A cloud that is very white of infrared imagery is a cloud that is very cold. Since temperature
tends to decrease with height in the troposphere, upper level clouds will be very white while
clouds closer to the surface will not be as white. If the clouds near the surface are the
same temperature as the land surface it can be difficult to distinguish the clouds from land. In the
example infrared image above the clouds are much whiter than the land. From this we know the
clouds are colder than the land. Since the clouds are not bright white though this suggest these
clouds are low and middle level clouds and not high clouds. The lumpy appearance of the clouds
on visible suggests the clouds are cumulus and stratocumulus type. Since the clouds are
not wispy and not very bright white like thunderstorm clouds, this suggests the clouds are
not very thick and are thus within the low and middle levels of the troposphere.
Below are some general rules to determine cloud characteristics when comparing visible and infrared
1. If the cloud is bright white on infrared then it is a high cloud or has a cloud top that is
developed high into the troposphere.
2. If a cloud is bright white on visible but is not bright on infrared then it is likely this is
a cloud that is close to the earth's surface. This can happen when there is a thick layer of
fog or stratus near the surface.
3. If cloud is seen on visible but very hard to see on infrared then it could be a layer of fog or
shallow stratus near the surface.
4. Thunderstorms will show bright white on both visible and infrared. A thick cloud will be
bright white on visible and cold cloud tops will show bright white on infrared. Look for
other features also to make sure it is a thunderstorm such as anvil blowoff, overshooting top and
extremely textured on visible imagery.
5. If a cloud is not very white on visible then it is likely a thin cloud. If a cloud is not
very white on infrared then it is likely a cloud near the surface or it is a very thin cloud.
6. When the sun is close to setting, clouds will not show up as white on visible imagery due
to less reflection.
7. Wispy looking clouds on visible that are very white on infrared are likely high level
clouds such as cirrus or anvil blowoff.
8. Cumulus clouds have a lumpy texture. Stratus clouds have a flat texture especially on
infrared. Cirrus clouds tend to be thin and show up white on infrared.

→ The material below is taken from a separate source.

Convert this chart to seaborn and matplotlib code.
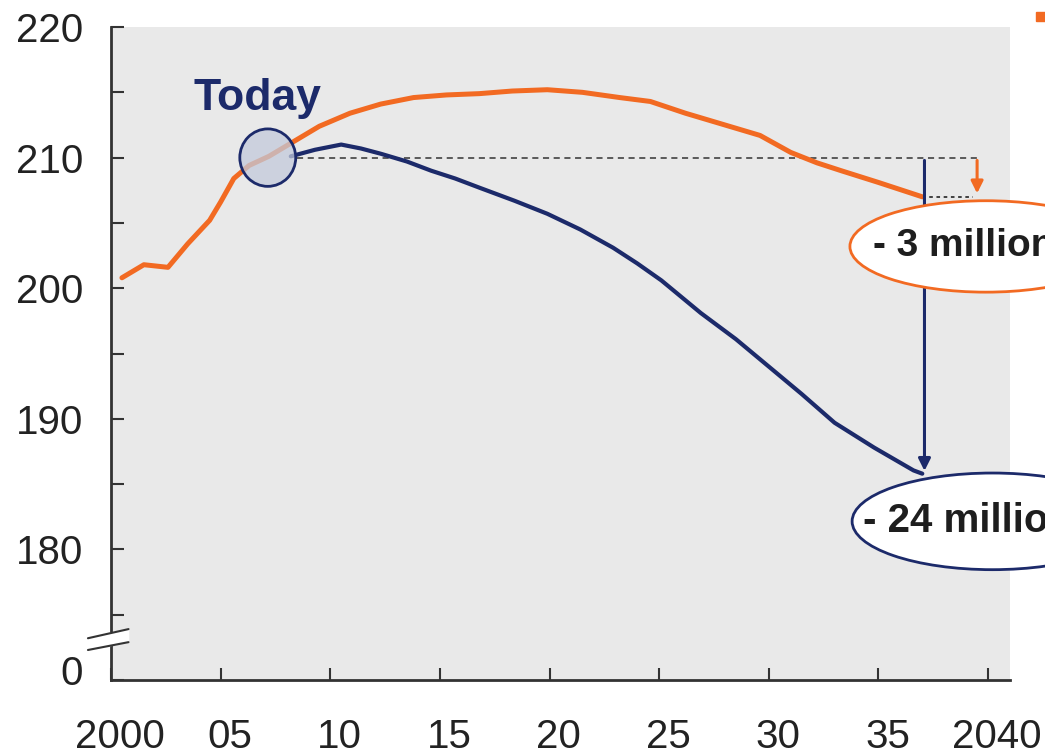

Below is a direct comparison between a VIS and IR image with some important notes about the
comparison. Notice much of the cloud is bright white on VIS in Texas but a much darker shade
on IR. This indicates low clouds. There are thunderstorms in eastern Tennessee. Notice those
cloud areas are bright white on both VIS and IR. There is light rain falling in
western Mississippi. These clouds are not as white as the thunderstorm clouds but are
more white than the low clouds in much of Texas on IR.